Rockchip has announced two new mid-range processors targeting distinct market segments. The RK3538 is a quad-core Cortex-A55 chip designed for TV boxes, while the RK3572 slots into the company's HMI (Human Machine Interface) roadmap between the RK3568 and RK3576.
The RK3538 packs a quad-core Arm Cortex-A55 CPU with an Arm Mali-G310 GPU and supports up to 2GB of DDR3, DDR4, or LPDDR4 memory. Video decoding handles H.265, H.264, and AV1 at dual 1080p60 streams, with HDMI 2.1 output limited to 1080p60 10-bit with HDR10+ support. The chip includes 10/100 Mbps Ethernet, USB 2.0 ports, and comprehensive security features including AES, RSA, and secure boot. Storage options span eMMC 5.1, SD 3.0, and NAND flash interfaces. The datasheet reveals a compact FBGA434L package measuring 13.3mm x 13.5mm (0.5 inches x 0.5 inches) with junction temperatures reaching 125°C (257°F).

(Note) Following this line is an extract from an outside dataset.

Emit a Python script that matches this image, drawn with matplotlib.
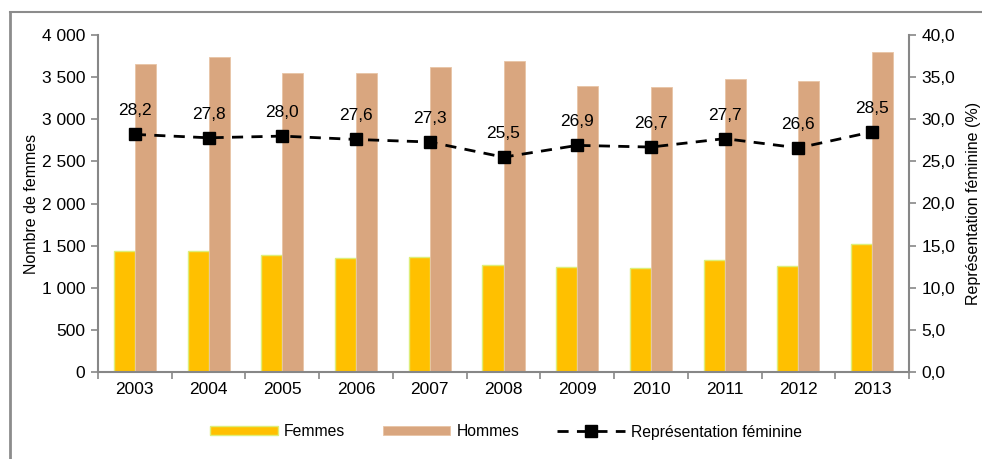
import matplotlib
matplotlib.use("Agg")
import matplotlib.pyplot as plt
from matplotlib.lines import Line2D
from matplotlib.ticker import FuncFormatter, MultipleLocator
import numpy as np

plt.rcParams['font.family'] = ['Liberation Sans', 'DejaVu Sans']

years = ['2003', '2004', '2005', '2006', '2007', '2008', '2009', '2010', '2011', '2012', '2013']
femmes = [1435, 1440, 1385, 1355, 1368, 1265, 1252, 1234, 1330, 1256, 1517]
hommes = [3660, 3734, 3544, 3544, 3620, 3690, 3390, 3386, 3478, 3454, 3798]
representation = [28.2, 27.8, 28.0, 27.6, 27.3, 25.5, 26.9, 26.7, 27.7, 26.6, 28.5]

W, H = 982, 459
fig = plt.figure(figsize=(W / 100, H / 100), dpi=100)
ax = fig.add_axes([98 / W, 1 - 372 / H, (909 - 98) / W, (372 - 35) / H])
ax2 = ax.twinx()

x = np.arange(len(years))
bw = 0.285
grey = '#878787'
ax.bar(x - bw / 2, femmes, bw, color='#FFC000', edgecolor='#DDEE7A', linewidth=1.0, label='Femmes', zorder=2)
ax.bar(x + bw / 2, hommes, bw, color='#D9A67F', edgecolor='#E8C4A6', linewidth=0.6, label='Hommes', zorder=2)

ax.set_xlim(-0.5, len(years) - 0.5)
ax.set_ylim(0, 4000)
ax.yaxis.set_major_locator(MultipleLocator(500))
ax.yaxis.set_major_formatter(FuncFormatter(lambda v, p: f"{int(v):,}".replace(',', ' ')))
ax.set_xticks(x)
ax.set_xticklabels(years)
ax.set_xticks(np.arange(-0.5, len(years)), minor=True)
ax.tick_params(axis='x', which='major', length=0, labelsize=12.5, pad=7)
ax.tick_params(axis='x', which='minor', length=5, color=grey, width=1.2, direction='out')
ax.tick_params(axis='y', length=5, color=grey, width=1.2, labelsize=12.5, direction='out', pad=4)

line, = ax2.plot(x, representation, color='black', linestyle=(0, (4, 3)), linewidth=2,
                 marker='s', markersize=9, markerfacecolor='black', markeredgecolor='black',
                 label='Représentation féminine', zorder=3)
for xi, v in zip(x, representation):
    ax2.annotate(f"{v:.1f}".replace('.', ','), (xi, v), xytext=(0, 17), textcoords='offset points',
                 ha='center', va='center', fontsize=12.5)
ax2.set_ylim(0, 40)
ax2.yaxis.set_major_locator(MultipleLocator(5))
ax2.yaxis.set_major_formatter(FuncFormatter(lambda v, p: f"{v:.1f}".replace('.', ',')))
ax2.tick_params(axis='y', length=5, color=grey, width=1.2, labelsize=12.5, direction='out', pad=4)

for a in (ax, ax2):
    a.spines['top'].set_visible(False)
    for s in ('left', 'right', 'bottom'):
        a.spines[s].set_color(grey)
        a.spines[s].set_linewidth(1.5)
ax.spines['right'].set_visible(False)
ax2.spines['left'].set_visible(False)
ax2.spines['bottom'].set_visible(False)

ax.set_ylabel('Nombre de femmes', fontsize=11.5, labelpad=2)
ax2.set_ylabel('Représentation féminine (%)', fontsize=11.5, labelpad=8)
ax.set_zorder(1)
ax2.set_zorder(2)
ax.patch.set_visible(False)

handles = [ax.containers[0].patches[0], ax.containers[1].patches[0], line]
fig.legend(handles, ['Femmes', 'Hommes', 'Représentation féminine'], loc='center',
           bbox_to_anchor=(506 / W, 1 - 432 / H), ncol=3, frameon=False, fontsize=11.3,
           handlelength=4.3, handleheight=0.5, columnspacing=2.4, handletextpad=0.4)

fig.add_artist(Line2D([10 / W, 10 / W], [0, 1 - 12 / H], color='#8c8c8c', linewidth=2, transform=fig.transFigure))
fig.add_artist(Line2D([10 / W, 1], [1 - 12 / H, 1 - 12 / H], color='#8c8c8c', linewidth=1.5, transform=fig.transFigure))

fig.savefig('out.png', dpi=100)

The RK3572 targets industrial HMI applications with a hexa-core configuration pairing two Cortex-A73 cores at 2.3 GHz with four Cortex-A53 cores at 2.0 GHz. It shares the Mali-G310 GPU with the RK3538 but adds a 3 TOPS NPU for AI workloads. Video capabilities step up to 4K at 120 FPS decoding and 4K at 30 FPS encoding, with support for HDMI, DSI, and eDP outputs at 4Kp60. The chip supports faster LPDDR4, LPDDR5, and UFS 2.1 storage, plus dual Gigabit Ethernet and two USB 3.0 OTG ports. An official EVB demonstrated at Embedded World 2026 runs Debian 13 Trixie with 4GB RAM and 128GB storage, achieving Geekbench 6 scores between the RK3568 and RK3576. The board showed no heatsink, suggesting thermal requirements remain modest like other Cortex-A73 designs.
No pricing or availability has been announced for either processor. The RK3538 appears ready for production with a complete datasheet available, while the RK3572 remains in evaluation stages with GitHub commits suggesting shared IP blocks between both chips.